** Begin **
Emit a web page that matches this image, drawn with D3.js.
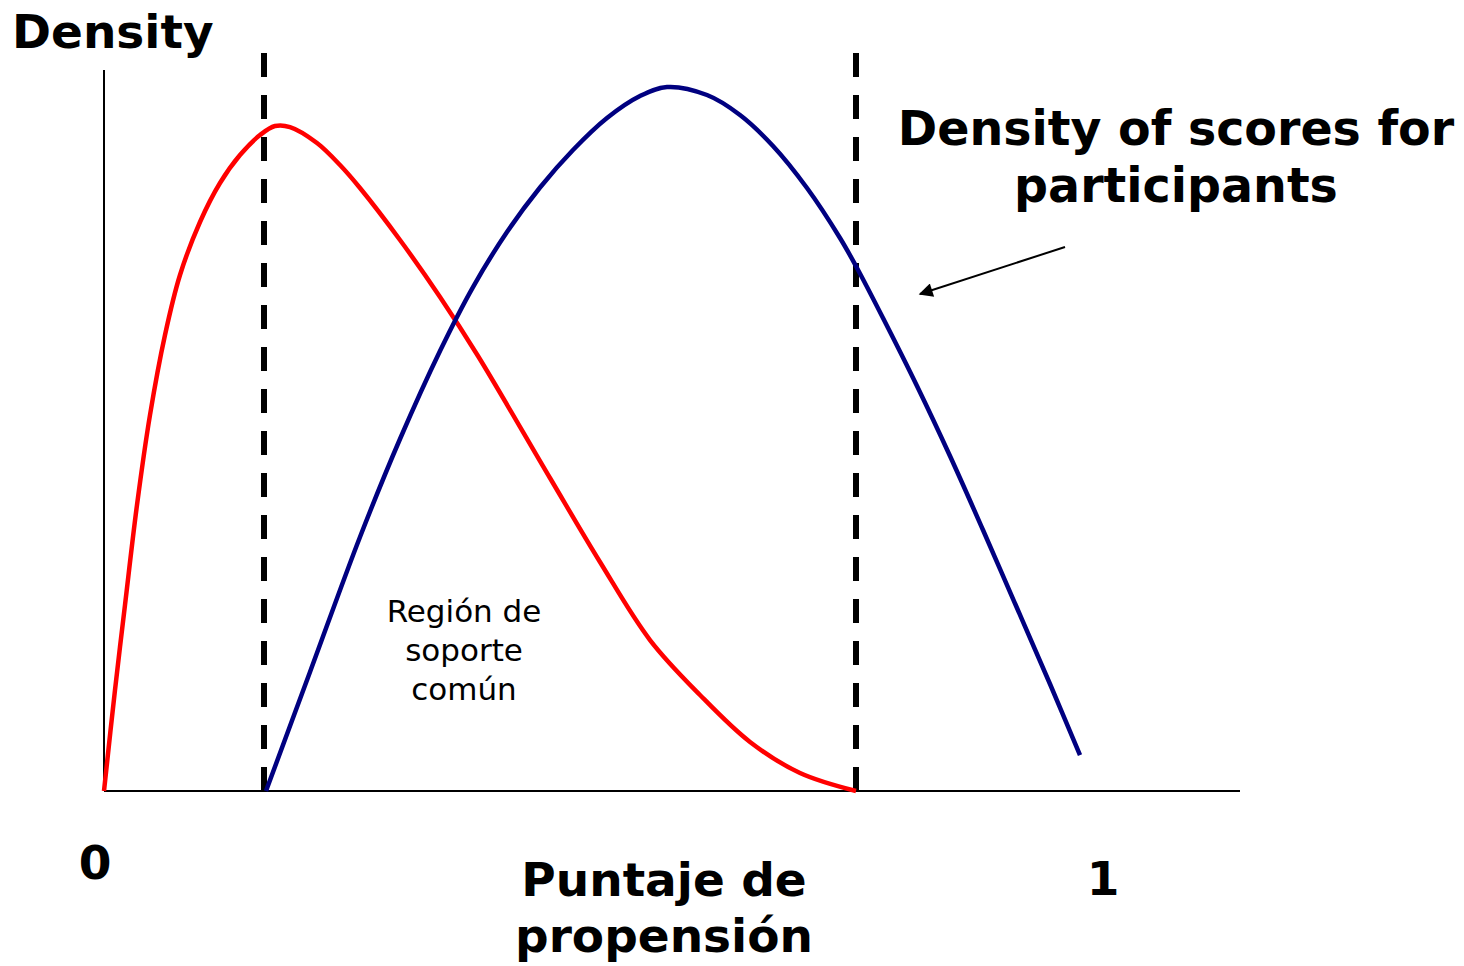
<!DOCTYPE html>
<html>
<head>
<meta charset="utf-8">
<script src="https://cdn.jsdelivr.net/npm/d3@7"></script>
<style>
  html, body { margin: 0; padding: 0; background: #fff; }
  svg { display: block; }
  text { font-family: Verdana, "DejaVu Sans", sans-serif; fill: #000; }
</style>
</head>
<body>
<svg id="chart" width="1464" height="966"></svg>
<script>
// ---- data (propensity score, density) ----
const redScore   = [0, .011, .021, .033, .046, .061, .076, .096, .116, .136, .156, .171, .186, .213, .236, .256, .296, .336, .374, .446, .496, .546, .596, .646, .696, .752];
const redDensity = [0, .1401, .2580, .3967, .5215, .6325, .7157, .7892, .8433, .8821, .9098, .9223, .9209, .8988, .8682, .8363, .7642, .6852, .6033, .4341, .3176, .2094, .1332, .0680, .0250, 0];

const blueScore   = [.162, .206, .256, .296, .336, .369, .403, .436, .469, .503, .536, .563, .603, .636, .669, .703, .736, .753, .779, .813, .846, .879, .913, .946, .976];
const blueDensity = [0, .1650, .3523, .4882, .6103, .6990, .7753, .8370, .8890, .9334, .9639, .9764, .9653, .9376, .8946, .8363, .7670, .7254, .6560, .5617, .4646, .3620, .2538, .1484, .0499];

const supportBounds = [.160, .752];
const tickLabels = [{v: 0, label: "0"}, {v: 1, label: "1"}];
const regionLabel = ["Región de", "soporte", "común"];
const groupLabel = ["Density of scores for", "participants"];
const xTitle = ["Puntaje de", "propensión"];
const yTitle = "Density";

// ---- scales ----
const svg = d3.select("#chart");
const x = d3.scaleLinear().domain([0, 1.136]).range([104, 1240]);
const y = d3.scaleLinear().domain([0, 1]).range([791, 70]);

// defs: arrow marker
svg.append("defs").append("marker")
  .attr("id", "arrowhead")
  .attr("viewBox", "0 0 10 10")
  .attr("refX", 9).attr("refY", 5)
  .attr("markerWidth", 18).attr("markerHeight", 14)
  .attr("markerUnits", "userSpaceOnUse")
  .attr("orient", "auto")
  .append("path").attr("d", "M0,0 L10,5 L0,10 Z").attr("fill", "#000");

// axes
svg.append("line")
  .attr("x1", x(0)).attr("x2", x(0))
  .attr("y1", y(1)).attr("y2", y(0))
  .attr("stroke", "#000").attr("stroke-width", 2);
svg.append("line")
  .attr("x1", x(0)).attr("x2", x(1.136))
  .attr("y1", y(0)).attr("y2", y(0))
  .attr("stroke", "#000").attr("stroke-width", 2);

// dashed support bounds
svg.selectAll("line.bound").data(supportBounds).enter().append("line")
  .attr("class", "bound")
  .attr("x1", d => x(d)).attr("x2", d => x(d))
  .attr("y1", y(1.0236)).attr("y2", y(0))
  .attr("stroke", "#000").attr("stroke-width", 6)
  .attr("stroke-dasharray", "24,18");

// curves
const line = d3.line().x(d => x(d[0])).y(d => y(d[1])).curve(d3.curveCatmullRom.alpha(0.5));
const redData = redScore.map((s, i) => [s, redDensity[i]]);
const blueData = blueScore.map((s, i) => [s, blueDensity[i]]);

svg.append("path").datum(redData)
  .attr("d", line).attr("fill", "none")
  .attr("stroke", "#ff0000").attr("stroke-width", 4.5);
svg.append("path").datum(blueData)
  .attr("d", line).attr("fill", "none")
  .attr("stroke", "#000080").attr("stroke-width", 4.5);

// arrow annotation
svg.append("line")
  .attr("x1", x(.961)).attr("y1", y(.7545))
  .attr("x2", x(.816)).attr("y2", y(.6893))
  .attr("stroke", "#000").attr("stroke-width", 2)
  .attr("marker-end", "url(#arrowhead)");

// texts
svg.append("text").attr("x", 12).attr("y", 48)
  .attr("font-size", 47).attr("font-weight", "bold").text(yTitle);

svg.append("text").attr("text-anchor", "middle").attr("font-size", 47.5).attr("font-weight", "bold")
  .selectAll("tspan").data(groupLabel).enter().append("tspan")
  .attr("x", 1176).attr("y", (d, i) => 145 + i * 57).text(d => d);

svg.append("text").attr("text-anchor", "middle").attr("font-size", 47).attr("font-weight", "bold")
  .selectAll("tspan").data(xTitle).enter().append("tspan")
  .attr("x", 664).attr("y", (d, i) => 896 + i * 56).text(d => d);

svg.selectAll("text.tick").data(tickLabels).enter().append("text")
  .attr("class", "tick")
  .attr("text-anchor", "middle").attr("font-size", 47).attr("font-weight", "bold")
  .attr("x", d => d.v === 0 ? x(0) - 9 : x(1) - 1)
  .attr("y", d => d.v === 0 ? 879 : 895)
  .text(d => d.label);

svg.append("text").attr("text-anchor", "middle").attr("font-size", 31)
  .selectAll("tspan").data(regionLabel).enter().append("tspan")
  .attr("x", 464).attr("y", (d, i) => 622 + i * 39).text(d => d);
</script>
</body>
</html>
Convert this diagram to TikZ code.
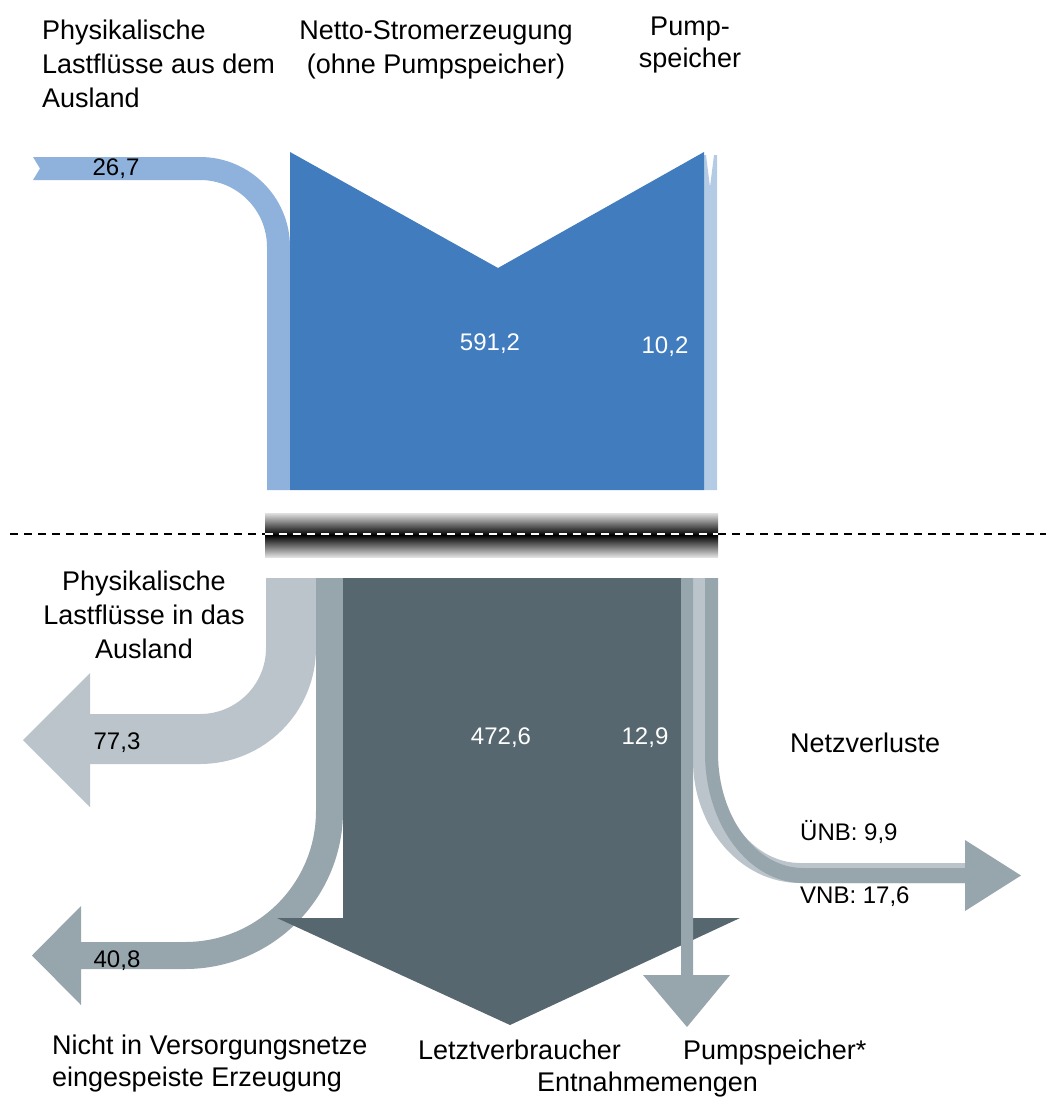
\documentclass[tikz,border=0pt]{standalone}
\usepackage{fontspec}
\setmainfont{Liberation Sans}
\definecolor{inflow}{HTML}{8EB2DB}
\definecolor{genblue}{HTML}{407CBE}
\definecolor{pumpblue}{HTML}{B4CBE6}
\definecolor{lgray}{HTML}{BBC4CA}
\definecolor{mgray}{HTML}{97A5AD}
\definecolor{dslate}{HTML}{57676F}
\begin{document}
\begin{tikzpicture}[x=1pt,y=-1pt,
  title/.style={font=\fontsize{27}{34}\selectfont, inner sep=0pt},
  num/.style={font=\fontsize{24}{28}\selectfont, inner sep=0pt},
  sep/.style={line width=2pt, dash pattern=on 7.5pt off 6.5pt}]
\useasboundingbox (0,0) rectangle (1046,1108);
% ---------- top: inflows ----------
\fill[inflow] (33,157) -- (200,157) .. controls (249.7,157) and (290,197.3) .. (290,247)
  -- (290,490) -- (267,490) -- (267,247) .. controls (267,210) and (237,180) .. (200,180)
  -- (33,180) -- (40,168.5) -- cycle;
\fill[pumpblue] (704,155) -- (706,155) -- (710,187) -- (714,155) -- (717,155) -- (717,490) -- (704,490) -- cycle;
\fill[genblue] (290,152) -- (498,268) -- (704,152) -- (704,490) -- (290,490) -- cycle;
% ---------- separator ----------
\shade[top color=white!88!black, bottom color=white!88!black, middle color=black] (265,513) rectangle (718,557);
\draw[sep] (10,534) -- (265,534);
\draw[sep] (718,534) -- (1046,534);
\draw[sep, white, line width=1.8pt] (265,534) -- (718,534);
% ---------- bottom: outflows ----------
% Ausland 77,3
\fill[lgray] (316,578) -- (316,648) .. controls (316,712.1) and (264.1,764) .. (200,764)
  -- (90,764) -- (90,807) -- (23,740) -- (90,673) -- (90,714) -- (200,714)
  .. controls (236.5,714) and (266,684.5) .. (266,648) -- (266,578) -- cycle;
% Nicht eingespeist 40,8
\fill[mgray] (343,578) -- (343,811) .. controls (343,898.3) and (272.3,969) .. (185,969)
  -- (81,969) -- (81,1005) -- (32,955.5) -- (81,906) -- (81,942) -- (185,942)
  .. controls (257.4,942) and (316,883.4) .. (316,811) -- (316,578) -- cycle;
% Netzverluste UeNB
\fill[lgray] (693,578) -- (693,760) .. controls (693,827.9) and (740.9,883) .. (800,883)
  -- (965,883) -- (965,863) -- (800,863) .. controls (755.3,863) and (717,816.9) .. (717,760)
  -- (717,578) -- cycle;
% Netzverluste VNB
\fill[mgray] (705,578) -- (705,753) .. controls (705,824.8) and (748.9,883) .. (803,883)
  -- (965,883) -- (965,911) -- (1021,875.5) -- (965,840) -- (965,868) -- (803,868)
  .. controls (756.1,868) and (718,816.5) .. (718,753) -- (718,578) -- cycle;
% Letztverbraucher
\fill[dslate] (343,578) -- (681,578) -- (681,918) -- (740,918) -- (510,1025) -- (277,918) -- (343,918) -- cycle;
% Pumpspeicher out
\fill[mgray] (681,578) -- (693,578) -- (693,975) -- (730,975) -- (687,1027) -- (643,975) -- (681,975) -- cycle;
% ---------- texts ----------
\node[title, align=left, anchor=north west] (tAusIn) at (42,20) {Physikalische\\Lastflüsse aus dem\\Ausland};
\node[title, align=center, anchor=north] (tNetto) at (436,20) {Netto-Stromerzeugung\\(ohne Pumpspeicher)};
\node[title, align=center, anchor=north, font=\fontsize{27}{32}\selectfont] (tPump) at (690,17) {Pump-\\speicher};
\node[title, align=center, anchor=north] (tAusOut) at (144,571) {Physikalische\\Lastflüsse in das\\Ausland};
\node[title, anchor=base west] (tNetz) at (790,752) {Netzverluste};
\node[num, anchor=base west] (tUNB) at (800,840) {ÜNB: 9,9};
\node[num, anchor=base west] (tVNB) at (800,903) {VNB: 17,6};
\node[title, align=left, anchor=north west, font=\fontsize{27}{32}\selectfont] (tNicht) at (52,1035) {Nicht in Versorgungsnetze\\eingespeiste Erzeugung};
\node[title, anchor=base west] (tLetzt) at (418,1059) {Letztverbraucher};
\node[title, anchor=base west] (tEntn) at (537,1091) {Entnahmemengen};
\node[title, anchor=base west] (tPumpOut) at (683,1059) {Pumpspeicher*};
% numbers
\node[num, anchor=base] (n267) at (116,175) {26,7};
\node[num, anchor=base, white] (n5912) at (490,350) {591,2};
\node[num, anchor=base, white] (n102) at (665,353) {10,2};
\node[num, anchor=base] (n773) at (117,749) {77,3};
\node[num, anchor=base] (n408) at (117,967) {40,8};
\node[num, anchor=base, white] (n4726) at (501,744) {472,6};
\node[num, anchor=base, white] (n129) at (645,744) {12,9};
\end{tikzpicture}
\end{document}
** End **
◆ **Aim**:
Scan the material and collect every line that contains "this".

◆ **Exercise response**:
Emit a web page that matches this image, drawn with D3.js.
Convert this diagram to TikZ code.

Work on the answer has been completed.